The first line of Changling’s poem speaks of “an empty autumn sky.” The horseman can only ride into the “endless wastes” below an empty sky, that is, no thoughts remain. The thoughts are fear, desire, blame, shame, attachment to an outcome, and all the other layers of the self-made ego. When no such thoughts remain, there is nothing left but mindfulness, the horseman of enlightenment.

The All is wholly within us, . . . an object infinitely great and ravishing: as full of treasures as full of room, as full of joy as of capacity. To blind men it may seem dark, but it is all glorious within, infinite in light. Everyone is alone the center and circumference of it.

—THOMAS TRAHERNE, SEVENTEENTH-CENTURY ANGLICAN MYSTIC

9. True prayer is a form of mindfulness.

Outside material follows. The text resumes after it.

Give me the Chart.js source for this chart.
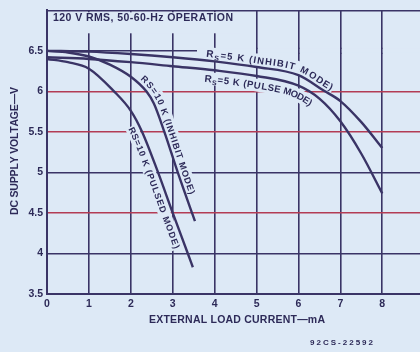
<!DOCTYPE html>
<html><head><meta charset="utf-8">
<script src="https://cdn.jsdelivr.net/npm/chart.js@4.4.1/dist/chart.umd.min.js"></script>
<style>
html,body{margin:0;padding:0;background:#dde9f6;overflow:hidden;}
#wrap{width:420px;height:352px;position:relative;}
</style></head><body>
<div id="wrap"><canvas id="c" width="420" height="352"></canvas></div>
<script>
// ---- data ----
const xTickValues = [0,1,2,3,4,5,6,7,8];
const xTickLabels = ['0','1','2','3','4','5','6','7','8'];
const yTickValues = [3.5,4,4.5,5,5.5,6,6.5,7];
const yTickLabels = ['3.5','4','4.5','5','5.5','6','6.5',''];
const redGridValues = [4.5,5.5,6];

const rs5kInhibitX = [0,1,2,3,4,5,6,6.6,7,7.5,8];
const rs5kInhibitY = [6.5,6.49,6.46,6.42,6.37,6.3,6.2,6.01,5.88,5.62,5.3];
const rs5kPulseX = [0,1,2,3,4,5,6,6.5,7,7.5,8];
const rs5kPulseY = [6.42,6.4,6.36,6.31,6.26,6.19,6.07,5.91,5.63,5.23,4.74];
const rs10kInhibitX = [0,0.5,1,1.5,2,2.37,2.55,2.8,3.12,3.46,3.53];
const rs10kInhibitY = [6.5,6.48,6.43,6.33,6.18,6.0,5.85,5.5,5.0,4.5,4.4];
const rs10kPulsedX = [0,0.5,1,1.6,2,2.27,2.65,3.0,3.36,3.48];
const rs10kPulsedY = [6.4,6.36,6.28,6.0,5.76,5.5,5.0,4.5,4.0,3.83];

const chartTitle = '120 V RMS, 50-60-Hz OPERATION';
const xTitle = 'EXTERNAL LOAD CURRENT\u2014mA';
const yTitle = 'DC SUPPLY VOLTAGE\u2014V';
const figureCode = '92CS-22592';

const series = [
  {name:'RS=5 K (INHIBIT MODE)', x:rs5kInhibitX, y:rs5kInhibitY},
  {name:'RS=5 K (PULSE MODE)', x:rs5kPulseX, y:rs5kPulseY},
  {name:'RS=10 K (INHIBIT MODE)', x:rs10kInhibitX, y:rs10kInhibitY},
  {name:'RS=10 K (PULSED MODE)', x:rs10kPulsedX, y:rs10kPulsedY}
];

// ---- style ----
const NAVY = '#3a3466';
const RED = '#b33c55';
const BG = '#dde9f6';
const TXT = '#2d2a58';
const FONT = '"Liberation Sans", Arial, sans-serif';
const GRID_W = 1.6;

// label placement along curves (style/layout, not data)
const curveLabels = [
  {ds:0, parts:[['R',10,0],['S',7,2.5],['=5 K (INHIBIT MODE)',9.5,0]], startX:3.77, offset:7, len:130},
  {ds:1, parts:[['R',10,0],['S',7,2.5],['=5 K (PULSE MODE)',9.5,0]], startX:3.77, offset:-9, len:116},
  {ds:2, parts:[['RS=10 K (INHIBIT MODE)',9,0]], startX:2.16, offset:7, len:125},
  {ds:3, parts:[['RS=10 K (PULSED MODE)',9,0]], startX:2.18, offset:-8, len:130}
];

function tangents(xs, ys){
  const n=xs.length, d=[], m=new Array(n);
  for(let i=0;i<n-1;i++) d.push((ys[i+1]-ys[i])/(xs[i+1]-xs[i]));
  for(let i=0;i<n;i++){
    if(i===0) m[i]=d[0]; else if(i===n-1) m[i]=d[n-2];
    else m[i]=(Math.sign(d[i-1])!==Math.sign(d[i]))?0:(d[i-1]+d[i])/2;
  }
  for(let i=0;i<n-1;i++){
    if(Math.abs(d[i])<1e-9){m[i]=m[i+1]=0;continue;}
    const a=m[i]/d[i], b=m[i+1]/d[i], s=a*a+b*b;
    if(s<=9) continue;
    const t=3/Math.sqrt(s); m[i]=a*t*d[i]; m[i+1]=b*t*d[i];
  }
  return m;
}
function curvePath(chart, xs, ys){
  const sx=chart.scales.x, sy=chart.scales.y, m=tangents(xs,ys), pts=[];
  for(let i=0;i<xs.length-1;i++){
    const h=xs[i+1]-xs[i];
    for(let k=(i?1:0);k<=60;k++){
      const t=k/60,t2=t*t,t3=t2*t;
      const y=(2*t3-3*t2+1)*ys[i]+(t3-2*t2+t)*h*m[i]+(-2*t3+3*t2)*ys[i+1]+(t3-t2)*h*m[i+1];
      const x=xs[i]+t*h;
      pts.push({x:sx.getPixelForValue(x), y:sy.getPixelForValue(y), dx:x});
    }
  }
  let s=0; pts[0].s=0;
  for(let i=1;i<pts.length;i++){ s+=Math.hypot(pts[i].x-pts[i-1].x, pts[i].y-pts[i-1].y); pts[i].s=s; }
  return pts;
}
function at(pts, s){
  let i=1; while(i<pts.length-1 && pts[i].s<s) i++;
  const a=pts[i-1], b=pts[i], L=(b.s-a.s)||1, f=(s-a.s)/L;
  return {x:a.x+(b.x-a.x)*f, y:a.y+(b.y-a.y)*f, ang:Math.atan2(b.y-a.y,b.x-a.x)};
}
function drawCurveLabel(ctx, chart, L, pass){
  const sd=series[L.ds]; const pts=curvePath(chart, sd.x, sd.y);
  const st=pts.find(p=>p.dx>=L.startX); let s=st?st.s:0;
  const chars=[];
  L.parts.forEach(([t,size,dy])=>{ ctx.font=`bold ${size}px ${FONT}`; for(const c of t){ chars.push({c,size,dy,w:ctx.measureText(c).width}); } });
  const nat=chars.reduce((a,c)=>a+c.w,0);
  const sp=(L.len-nat)/(chars.length-1);
  const mainSize=L.parts[L.parts.length-1][1];
  for(const ch of chars){
    const p=at(pts, s+ch.w/2);
    const ux=Math.sin(p.ang), uy=-Math.cos(p.ang);
    ctx.save();
    ctx.translate(p.x+ux*L.offset, p.y+uy*L.offset);
    ctx.rotate(p.ang);
    if(pass==='mask'){
      const cap=0.72*mainSize;
      ctx.fillStyle=BG;
      ctx.fillRect(-ch.w/2-sp/2-0.5, -cap/2-3, ch.w+sp+1, cap+6);
    } else {
      ctx.font=`bold ${ch.size}px ${FONT}`;
      ctx.fillStyle=TXT; ctx.textBaseline='alphabetic'; ctx.textAlign='left';
      ctx.fillText(ch.c, -ch.w/2, 0.36*mainSize+ch.dy);
    }
    ctx.restore();
    s+=ch.w+sp;
  }
}
function spacedText(ctx, text, cx, cy, width, size, rot){
  ctx.save(); ctx.translate(cx,cy); ctx.rotate(rot||0);
  ctx.font=`bold ${size}px ${FONT}`;
  const cs=[...text]; const ws=cs.map(c=>ctx.measureText(c).width);
  const nat=ws.reduce((a,b)=>a+b,0); const sp=(width-nat)/(cs.length-1);
  let x=-width/2; ctx.textBaseline='middle'; ctx.textAlign='left'; ctx.fillStyle=TXT;
  cs.forEach((c,i)=>{ ctx.fillText(c,x,0); x+=ws[i]+sp; });
  ctx.restore();
}
function alignPx(px, w){ const h=w/2; return Math.round(px-h)+h; }

const decor = {
  id:'decor',
  beforeDraw(chart){
    const ctx=chart.ctx; ctx.save(); ctx.fillStyle=BG; ctx.fillRect(0,0,chart.width,chart.height); ctx.restore();
  },
  beforeDatasetsDraw(chart){
    const ctx=chart.ctx, a=chart.chartArea, sx=chart.scales.x;
    ctx.save();
    ctx.fillStyle=BG;
    ctx.fillRect(a.left+2, a.top+2, 191, 21);
    // the 6.5 rule stops short of the inhibit-mode label
    const y65=chart.scales.y.getPixelForValue(6.5);
    ctx.fillRect(197, y65-2, a.right-197, 4);
    ctx.strokeStyle=NAVY; ctx.lineWidth=GRID_W;
    xTickValues.filter(v=>sx.getPixelForValue(v)>200).forEach(v=>{
      const px=alignPx(sx.getPixelForValue(v), GRID_W);
      ctx.beginPath(); ctx.moveTo(px, y65-3); ctx.lineTo(px, y65+3); ctx.stroke();
    });
    curveLabels.forEach(L=>drawCurveLabel(ctx, chart, L, 'mask'));
    curveLabels.forEach(L=>drawCurveLabel(ctx, chart, L, 'text'));
    spacedText(ctx, chartTitle, 143, 18.5, 180, 10.5, 0);
    ctx.restore();
  },
  afterDraw(chart){
    const ctx=chart.ctx;
    spacedText(ctx, xTitle, 237, 320.5, 176, 10.5, 0);
    spacedText(ctx, yTitle, 15, 151, 128, 10.5, -Math.PI/2);
    spacedText(ctx, figureCode, 341.5, 343, 63, 8, 0);
  }
};

new Chart(document.getElementById('c'), {
  type:'line',
  data:{datasets: series.map(s=>({
    label:s.name,
    data:s.x.map((x,i)=>({x, y:s.y[i]})),
    borderColor:NAVY, borderWidth:2.4, pointRadius:0,
    cubicInterpolationMode:'monotone', fill:false
  }))},
  options:{
    responsive:false, animation:false, events:[], devicePixelRatio:1,
    layout:{padding:{top:7,left:0,right:0,bottom:0}},
    plugins:{legend:{display:false}, tooltip:{enabled:false}, title:{display:false}},
    scales:{
      x:{type:'linear', min:0, max:8.9,
        afterBuildTicks:s=>{ s.ticks=xTickValues.map(v=>({value:v})); },
        afterFit:s=>{ s.height=58; },
        grid:{color:NAVY, lineWidth:GRID_W, drawTicks:false},
        border:{display:true, color:NAVY, width:2},
        ticks:{color:TXT, font:{family:FONT, size:10.5, weight:'bold'}, padding:4, maxRotation:0, autoSkip:false,
          callback:(v,i)=>xTickLabels[i]}
      },
      y:{type:'linear', min:3.5, max:7,
        afterBuildTicks:s=>{ s.ticks=yTickValues.map(v=>({value:v})); },
        afterFit:s=>{ s.width=47; },
        grid:{color:c=>redGridValues.includes(c.tick && c.tick.value)?RED:NAVY, lineWidth:GRID_W, drawTicks:false},
        border:{display:true, color:NAVY, width:2},
        ticks:{color:TXT, font:{family:FONT, size:10.5, weight:'bold'}, padding:4, autoSkip:false,
          callback:(v,i)=>yTickLabels[i]}
      }
    }
  },
  plugins:[decor]
});
</script>
</body></html>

It is an unconditional yes to the present without the desire to change or control its direction. Ego prayer is about fulfilling ego purposes, especially the alteration of realities and their outcomes to fit its own narcissistic wishes. Spiritually evolved prayer is an assent to the unfolding of destiny in whatever way it needs to happen. Prayer does not ask for immunity; it asks for the strength to accept whatever will be, to grow because of it, and to be thankful for it. Mindfulness in prayer releases the healing power in ourselves and in the archetypal Self. Studies show that the effective prayers at Lourdes seem to be the ones that are mindfully attentive and mindfully open to whatever may result, rather than those that are insistently attached to a particular outcome.